Aldrin mengatakan ketahanan ekonomi Indonesia ketika krisis global melanda dunia membuktikan kondisi internasional kurang berpengaruh kepada Indonesia. Tahun 2009 sampai 2012 merupakan bukti pendukung lainnya di mana Indonesia mampu tumbuh di atas 6,0 persen ketika negara lain dilanda krisis dan sulit untuk tumbuh.
"Pertumbuhan kawasan ASEAN juga berada di bawah Indonesia.

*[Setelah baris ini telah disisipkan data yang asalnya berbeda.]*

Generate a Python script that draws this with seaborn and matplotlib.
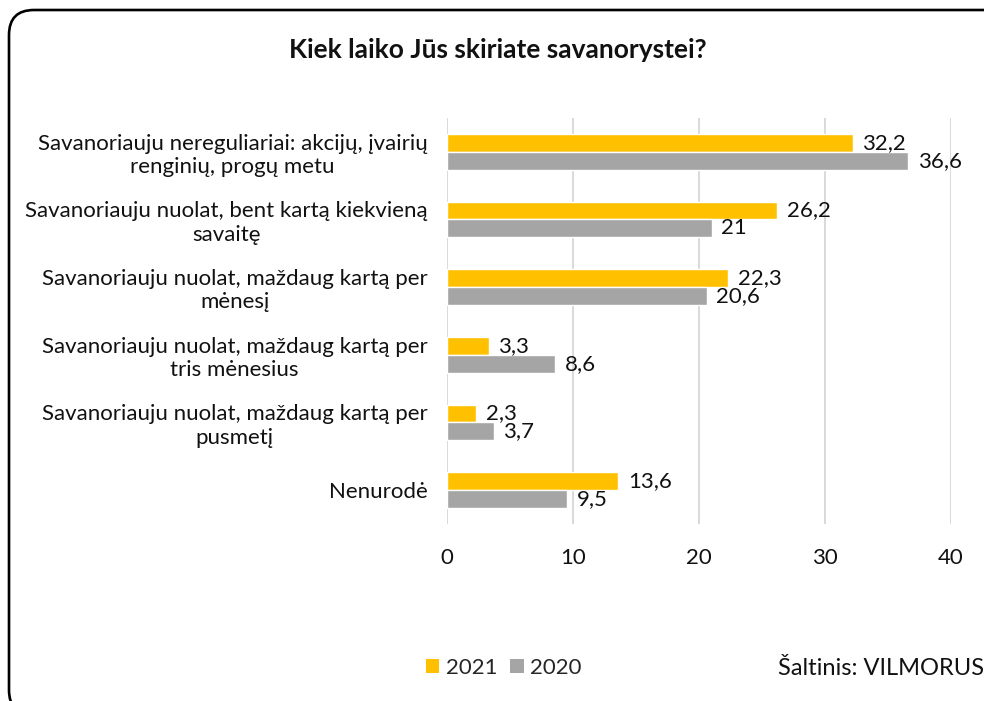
import numpy as np
import pandas as pd
import seaborn as sns
import matplotlib.pyplot as plt
from matplotlib.patches import FancyBboxPatch, Patch

# data
categories = [
    "Savanoriauju nereguliariai: akcijų, įvairių\nrenginių, progų metu",
    "Savanoriauju nuolat, bent kartą kiekvieną\nsavaitę",
    "Savanoriauju nuolat, maždaug kartą per\nmėnesį",
    "Savanoriauju nuolat, maždaug kartą per\ntris mėnesius",
    "Savanoriauju nuolat, maždaug kartą per\npusmetį",
    "Nenurodė",
]
vals_2021 = [32.2, 26.2, 22.3, 3.3, 2.3, 13.6]
vals_2020 = [36.6, 21, 20.6, 8.6, 3.7, 9.5]
years = ["2021", "2020"]
colors = ["#FFC000", "#A5A5A5"]
x_ticks = [0, 10, 20, 30, 40]

df = pd.DataFrame({
    "kat": categories * 2,
    "metai": ["2021"] * len(categories) + ["2020"] * len(categories),
    "reiksme": vals_2021 + vals_2020,
})

sns.set_style("white")
plt.rcParams['font.family'] = ['Lato', 'DejaVu Sans']

fig = plt.figure(figsize=(9.84, 7.01), dpi=100)
ax = fig.add_axes([0.4543, 0.2525, 0.5122, 0.5792])

sns.barplot(data=df, x="reiksme", y="kat", hue="metai", hue_order=years,
            palette=colors, orient="h", width=0.53, errorbar=None,
            legend=False, saturation=1, ax=ax)

for cont in ax.containers:
    ax.bar_label(cont, labels=[f"{v:g}".replace(".", ",") for v in cont.datavalues],
                 padding=7, fontsize=16, color="#111111")

ax.set_xlim(0, 40)
ax.set_xticks(x_ticks)
ax.set_xlabel("")
ax.set_ylabel("")
ax.xaxis.grid(True, color="#d9d9d9", lw=1.4)
ax.set_axisbelow(True)
for s in ax.spines.values():
    s.set_visible(False)
ax.tick_params(axis="x", length=0, pad=17, labelsize=16, labelcolor="#111111")
ax.tick_params(axis="y", length=0, pad=14, labelsize=16, labelcolor="#111111")
for lbl in ax.get_yticklabels():
    lbl.set_multialignment("center")

fig.text(0.506, 0.928, "Kiek laiko Jūs skiriate savanorystei?", ha="center", va="center",
         fontsize=19, fontweight="bold", color="#111111")

handles = [Patch(facecolor=c, edgecolor="none") for c in colors]
fig.legend(handles, years, loc="center", bbox_to_anchor=(0.512, 0.047), ncol=2,
           frameon=False, fontsize=16, handlelength=0.6, handleheight=0.6,
           handletextpad=0.3, columnspacing=0.6)

fig.text(0.7907, 0.047, "Šaltinis: VILMORUS", ha="left", va="center",
         fontsize=17, color="#111111")

# rounded frame, right and bottom edges run off the picture
border = FancyBboxPatch((0.09, -0.14), 10.0, 7.05, boxstyle="round,pad=0,rounding_size=0.25",
                        transform=fig.dpi_scale_trans, fill=False, edgecolor="black", lw=1.9)
fig.patches.append(border)

fig.savefig("out.png", dpi=100)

Tingkat inflasi yang belakangan ini terlihat naik saya pikir hanya bersifat sementara dan beberapa bulan kedepan akan sesuai dengan harapan dari Bank Indonesia," ujar dia.
Karena itu, lanjutnya, Indonesia lebih baik fokus pada penguatan pasar domestik untuk menjadi andalan serta berkontribusi pada pertumbuhan ekonomi. Analoginya mudah saja, negara lain berlomba lomba memanfaatkan pasar potensial di Indonesia, mereka saling berebutan untuk masuk ke Indonesia baik sebagai investor (beli bank di Indonesia) maupun sebagai tempat menjual produk yang mereka buat.
Namun ia mengingatkan hal yang perlu diwaspadai pemerintah tahun 2013 ini adalah justru dari stabilitas nilai tukar karena kecenderungan kenaikan yang signifikan dari arus dana asing yang masuk melalui pasar modal.
"Tidak mengherankan karena Indonesia masih menjadi idola bagi investor asing untuk menempatkan dananya dengan imbal hasil yang notabene masih tinggi," ujar dia.
Hal lain yang perlu diwaspadai, lanjutnya, adalah dampak kemungkinan kenaikan harga harga bahan bakar minyak (BBM) atau jika subsidi BBM dicabut.
"Sangat diharapkan pemerintah untuk lebih bijaksana dan hati-hati dalam mengambil kebijakan ini. Kebijakan yang tidak hati-hati justru akan berpotensi menaikkan tingkat inflasi yang pada akhirnya akan memaksa Bank Indonesia menaikkan BI rate," kata dia.
Ia mengungkapkan konsekuensi kenaikan BI rate tentu akan diikuti oleh kenaikan suku bunga kredit bank. Jika hal ini terjadi tentu akan menggangu pertumbuhan kredit. Pertumbuhan kredit saat ini merupakan salah satu pilar yang berkontribusi untuk pertumbuhan ekonomi Indonesia.
Sebelumnya, Dewan Gubernur BI menilai perekonomian Indonesia pada triwulan I-2013 akan tumbuh sebesar 6,2 persen, didukung terutama oleh kuatnya permintaan domestik.
Menurut BI, konsumsi tumbuh cukup kuat sejalan dengan keyakinan konsumen dan daya beli masyarakat yang membaik. Sementara itu, berbagai indikator menunjukkan moderasi pertumbuhan investasi khususnya pada investasi nonbangunan di tengah investasi sektor bangunan yang masih cukup kuat.
Indikasi moderasi tersebut juga terlihat pada melandainya pertumbuhan impor, khususnya impor barang modal. Di sisi lain, kinerja ekspor ke berbagai negara mitra dagang utama, khususnya Cina, Amerika Serikat (AS) dan India, diperkirakan membaik.
Untuk keseluruhan tahun 2013, setelah memperhitungkan aktivitas ekonomi pada triwulan-triwulan selanjutnya, termasuk pengeluaran untuk persiapan Pemilihan Umum (Pemilu) 2014, pertumbuhan ekonomi diperkirakan akan cenderung mengarah ke batas bawah kisaran 6,3-6,8 persen.